### Data block
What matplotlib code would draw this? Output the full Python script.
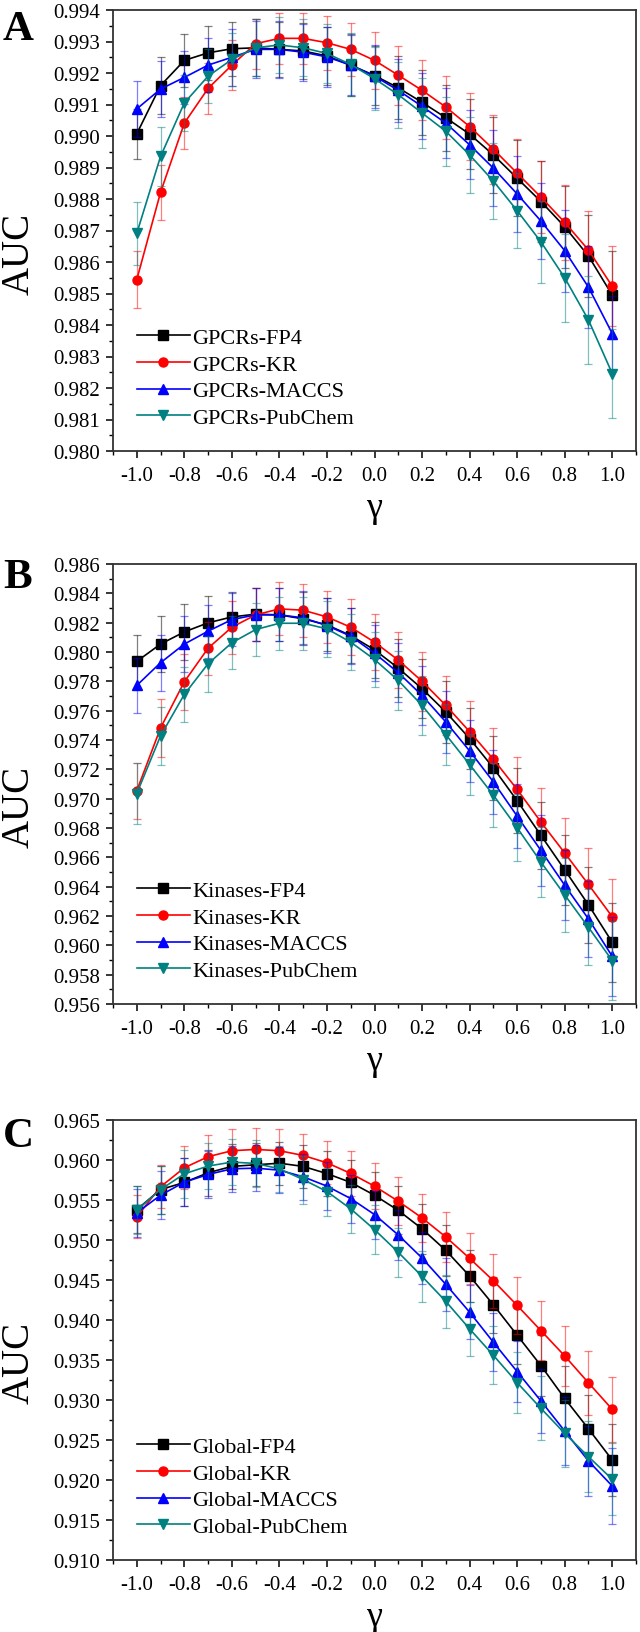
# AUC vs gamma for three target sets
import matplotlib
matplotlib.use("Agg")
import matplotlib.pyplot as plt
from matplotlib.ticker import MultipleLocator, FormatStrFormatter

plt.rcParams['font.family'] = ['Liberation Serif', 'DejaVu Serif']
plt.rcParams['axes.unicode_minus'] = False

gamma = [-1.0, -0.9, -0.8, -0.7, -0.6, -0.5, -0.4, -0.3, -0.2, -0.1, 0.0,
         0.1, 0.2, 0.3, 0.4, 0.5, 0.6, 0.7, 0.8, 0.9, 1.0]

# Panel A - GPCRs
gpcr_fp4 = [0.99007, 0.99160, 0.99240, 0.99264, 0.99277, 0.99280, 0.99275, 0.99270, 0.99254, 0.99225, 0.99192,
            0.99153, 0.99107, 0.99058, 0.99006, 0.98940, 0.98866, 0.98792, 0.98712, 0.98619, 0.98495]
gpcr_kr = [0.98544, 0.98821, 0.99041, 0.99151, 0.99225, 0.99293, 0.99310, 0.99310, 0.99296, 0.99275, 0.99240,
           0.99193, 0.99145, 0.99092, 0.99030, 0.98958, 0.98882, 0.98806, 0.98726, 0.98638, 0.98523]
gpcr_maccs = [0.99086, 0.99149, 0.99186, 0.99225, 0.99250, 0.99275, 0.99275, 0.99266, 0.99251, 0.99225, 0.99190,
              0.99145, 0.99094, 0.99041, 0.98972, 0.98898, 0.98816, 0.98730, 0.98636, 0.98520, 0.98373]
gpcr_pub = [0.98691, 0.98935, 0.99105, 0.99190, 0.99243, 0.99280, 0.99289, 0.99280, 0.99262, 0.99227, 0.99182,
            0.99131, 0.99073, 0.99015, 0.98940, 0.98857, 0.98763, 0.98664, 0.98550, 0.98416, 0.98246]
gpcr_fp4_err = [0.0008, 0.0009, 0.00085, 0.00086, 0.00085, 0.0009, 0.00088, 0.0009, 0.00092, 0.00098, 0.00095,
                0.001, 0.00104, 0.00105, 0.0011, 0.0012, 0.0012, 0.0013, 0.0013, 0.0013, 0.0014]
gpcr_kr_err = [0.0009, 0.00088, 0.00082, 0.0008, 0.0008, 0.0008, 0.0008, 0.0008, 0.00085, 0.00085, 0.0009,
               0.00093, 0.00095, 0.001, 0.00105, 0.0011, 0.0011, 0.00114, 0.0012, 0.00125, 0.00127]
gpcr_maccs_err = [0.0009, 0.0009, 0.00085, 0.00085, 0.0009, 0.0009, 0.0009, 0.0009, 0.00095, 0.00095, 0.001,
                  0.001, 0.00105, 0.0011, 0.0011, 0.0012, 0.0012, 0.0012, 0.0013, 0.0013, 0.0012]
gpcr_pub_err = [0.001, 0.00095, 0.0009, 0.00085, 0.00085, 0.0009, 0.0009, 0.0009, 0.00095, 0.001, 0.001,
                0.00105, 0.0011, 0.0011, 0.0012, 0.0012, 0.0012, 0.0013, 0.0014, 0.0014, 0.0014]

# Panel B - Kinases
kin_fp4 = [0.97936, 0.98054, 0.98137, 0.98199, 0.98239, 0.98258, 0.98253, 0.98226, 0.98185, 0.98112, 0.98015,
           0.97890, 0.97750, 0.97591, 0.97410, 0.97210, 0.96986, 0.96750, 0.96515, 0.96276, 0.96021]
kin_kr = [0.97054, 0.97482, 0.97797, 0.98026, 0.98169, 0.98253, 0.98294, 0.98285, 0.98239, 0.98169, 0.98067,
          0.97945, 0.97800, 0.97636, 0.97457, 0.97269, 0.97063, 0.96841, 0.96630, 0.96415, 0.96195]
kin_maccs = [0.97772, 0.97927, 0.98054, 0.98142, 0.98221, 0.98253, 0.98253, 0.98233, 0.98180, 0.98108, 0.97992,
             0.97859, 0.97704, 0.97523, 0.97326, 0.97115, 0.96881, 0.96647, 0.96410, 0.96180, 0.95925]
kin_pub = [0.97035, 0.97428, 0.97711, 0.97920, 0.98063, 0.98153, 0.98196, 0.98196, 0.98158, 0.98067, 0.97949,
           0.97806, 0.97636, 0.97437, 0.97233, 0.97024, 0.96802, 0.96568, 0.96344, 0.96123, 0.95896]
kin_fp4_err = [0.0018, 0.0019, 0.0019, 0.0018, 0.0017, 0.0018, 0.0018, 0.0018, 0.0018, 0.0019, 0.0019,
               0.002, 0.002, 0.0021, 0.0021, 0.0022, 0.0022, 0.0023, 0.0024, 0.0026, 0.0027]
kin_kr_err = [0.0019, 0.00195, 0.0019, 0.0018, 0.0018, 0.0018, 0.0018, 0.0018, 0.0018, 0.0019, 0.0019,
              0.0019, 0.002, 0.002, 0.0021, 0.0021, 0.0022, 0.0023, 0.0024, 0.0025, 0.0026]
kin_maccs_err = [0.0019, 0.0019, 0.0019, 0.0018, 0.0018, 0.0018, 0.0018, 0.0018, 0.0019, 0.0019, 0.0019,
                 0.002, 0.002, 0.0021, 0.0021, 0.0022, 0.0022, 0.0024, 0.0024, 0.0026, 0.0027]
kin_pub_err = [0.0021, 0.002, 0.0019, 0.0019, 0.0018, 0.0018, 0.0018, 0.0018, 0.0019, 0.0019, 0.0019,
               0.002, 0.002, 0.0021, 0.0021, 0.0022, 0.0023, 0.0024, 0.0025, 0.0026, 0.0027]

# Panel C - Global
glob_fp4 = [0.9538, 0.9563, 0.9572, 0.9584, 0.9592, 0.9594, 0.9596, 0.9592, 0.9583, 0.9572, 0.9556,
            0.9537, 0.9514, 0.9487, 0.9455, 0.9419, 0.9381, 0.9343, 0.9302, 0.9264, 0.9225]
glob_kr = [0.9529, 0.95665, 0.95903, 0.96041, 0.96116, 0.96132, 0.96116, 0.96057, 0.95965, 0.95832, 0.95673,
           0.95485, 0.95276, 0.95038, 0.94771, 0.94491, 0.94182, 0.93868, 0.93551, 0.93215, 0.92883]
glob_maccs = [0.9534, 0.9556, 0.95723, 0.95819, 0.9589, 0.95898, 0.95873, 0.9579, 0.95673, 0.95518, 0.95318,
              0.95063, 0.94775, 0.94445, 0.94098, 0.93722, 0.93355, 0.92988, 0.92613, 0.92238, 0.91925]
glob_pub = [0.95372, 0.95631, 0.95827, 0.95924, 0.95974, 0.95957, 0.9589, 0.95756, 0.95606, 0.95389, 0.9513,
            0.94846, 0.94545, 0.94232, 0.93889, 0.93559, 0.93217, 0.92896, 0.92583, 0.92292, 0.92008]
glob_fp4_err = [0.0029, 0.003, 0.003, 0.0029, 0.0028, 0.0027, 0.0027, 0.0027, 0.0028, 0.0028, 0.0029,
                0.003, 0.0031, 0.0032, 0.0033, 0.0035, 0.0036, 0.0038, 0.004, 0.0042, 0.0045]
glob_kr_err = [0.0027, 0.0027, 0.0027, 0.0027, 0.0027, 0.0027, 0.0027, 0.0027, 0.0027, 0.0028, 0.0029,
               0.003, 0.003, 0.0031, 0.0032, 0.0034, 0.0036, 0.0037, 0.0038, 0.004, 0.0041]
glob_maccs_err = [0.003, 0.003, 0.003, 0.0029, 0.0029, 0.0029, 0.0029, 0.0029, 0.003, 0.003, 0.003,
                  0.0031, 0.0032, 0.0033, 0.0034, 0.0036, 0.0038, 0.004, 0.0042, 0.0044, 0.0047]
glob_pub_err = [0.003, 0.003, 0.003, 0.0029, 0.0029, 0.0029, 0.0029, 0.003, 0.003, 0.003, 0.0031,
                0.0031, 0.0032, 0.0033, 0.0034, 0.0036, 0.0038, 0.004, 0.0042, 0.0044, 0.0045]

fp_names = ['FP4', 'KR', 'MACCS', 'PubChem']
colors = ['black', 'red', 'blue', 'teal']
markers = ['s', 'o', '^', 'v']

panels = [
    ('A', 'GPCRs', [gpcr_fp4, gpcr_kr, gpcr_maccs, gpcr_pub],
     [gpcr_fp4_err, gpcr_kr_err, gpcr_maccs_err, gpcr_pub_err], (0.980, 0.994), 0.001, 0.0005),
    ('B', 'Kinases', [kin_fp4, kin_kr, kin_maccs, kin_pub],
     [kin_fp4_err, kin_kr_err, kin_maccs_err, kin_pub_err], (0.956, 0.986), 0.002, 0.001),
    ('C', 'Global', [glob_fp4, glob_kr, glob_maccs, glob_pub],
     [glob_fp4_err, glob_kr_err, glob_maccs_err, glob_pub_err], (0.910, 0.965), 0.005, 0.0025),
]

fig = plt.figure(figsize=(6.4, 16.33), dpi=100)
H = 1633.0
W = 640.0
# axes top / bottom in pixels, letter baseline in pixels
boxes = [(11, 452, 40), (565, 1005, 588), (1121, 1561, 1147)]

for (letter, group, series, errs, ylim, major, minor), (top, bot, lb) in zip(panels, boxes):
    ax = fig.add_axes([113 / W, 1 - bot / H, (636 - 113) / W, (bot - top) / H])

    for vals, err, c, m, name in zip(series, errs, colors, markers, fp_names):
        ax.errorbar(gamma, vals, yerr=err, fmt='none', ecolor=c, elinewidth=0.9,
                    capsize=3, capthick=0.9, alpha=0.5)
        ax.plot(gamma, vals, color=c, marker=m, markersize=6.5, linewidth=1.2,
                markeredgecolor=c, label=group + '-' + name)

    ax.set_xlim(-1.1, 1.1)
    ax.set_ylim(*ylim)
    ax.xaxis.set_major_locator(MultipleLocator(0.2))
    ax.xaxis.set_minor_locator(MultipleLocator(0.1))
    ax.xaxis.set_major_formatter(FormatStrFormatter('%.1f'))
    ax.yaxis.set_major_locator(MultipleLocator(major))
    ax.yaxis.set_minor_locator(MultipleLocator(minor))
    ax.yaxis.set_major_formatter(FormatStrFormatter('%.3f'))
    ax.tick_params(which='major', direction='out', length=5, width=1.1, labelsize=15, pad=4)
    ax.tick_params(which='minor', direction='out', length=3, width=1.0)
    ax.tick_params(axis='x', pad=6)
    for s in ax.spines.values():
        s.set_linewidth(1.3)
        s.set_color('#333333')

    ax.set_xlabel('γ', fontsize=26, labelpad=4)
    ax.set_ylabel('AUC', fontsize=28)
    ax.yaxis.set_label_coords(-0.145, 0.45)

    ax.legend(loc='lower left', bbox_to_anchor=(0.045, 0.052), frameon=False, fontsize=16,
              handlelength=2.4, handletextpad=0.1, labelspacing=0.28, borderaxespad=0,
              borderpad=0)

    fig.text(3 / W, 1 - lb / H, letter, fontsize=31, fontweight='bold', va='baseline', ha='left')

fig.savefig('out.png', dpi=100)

### Exercise requirements
Write out exactly the opening lines of the data, stopping after the line that holds "0.1, 0.2, 0.3, 0.4, 0.5, 0.6, 0.7, 0.8, 0.9, 1.0]". Exclude pictures.

### Finished exercise
What matplotlib code would draw this? Output the full Python script.
# AUC vs gamma for three target sets
import matplotlib
matplotlib.use("Agg")
import matplotlib.pyplot as plt
from matplotlib.ticker import MultipleLocator, FormatStrFormatter

plt.rcParams['font.family'] = ['Liberation Serif', 'DejaVu Serif']
plt.rcParams['axes.unicode_minus'] = False

gamma = [-1.0, -0.9, -0.8, -0.7, -0.6, -0.5, -0.4, -0.3, -0.2, -0.1, 0.0,
         0.1, 0.2, 0.3, 0.4, 0.5, 0.6, 0.7, 0.8, 0.9, 1.0]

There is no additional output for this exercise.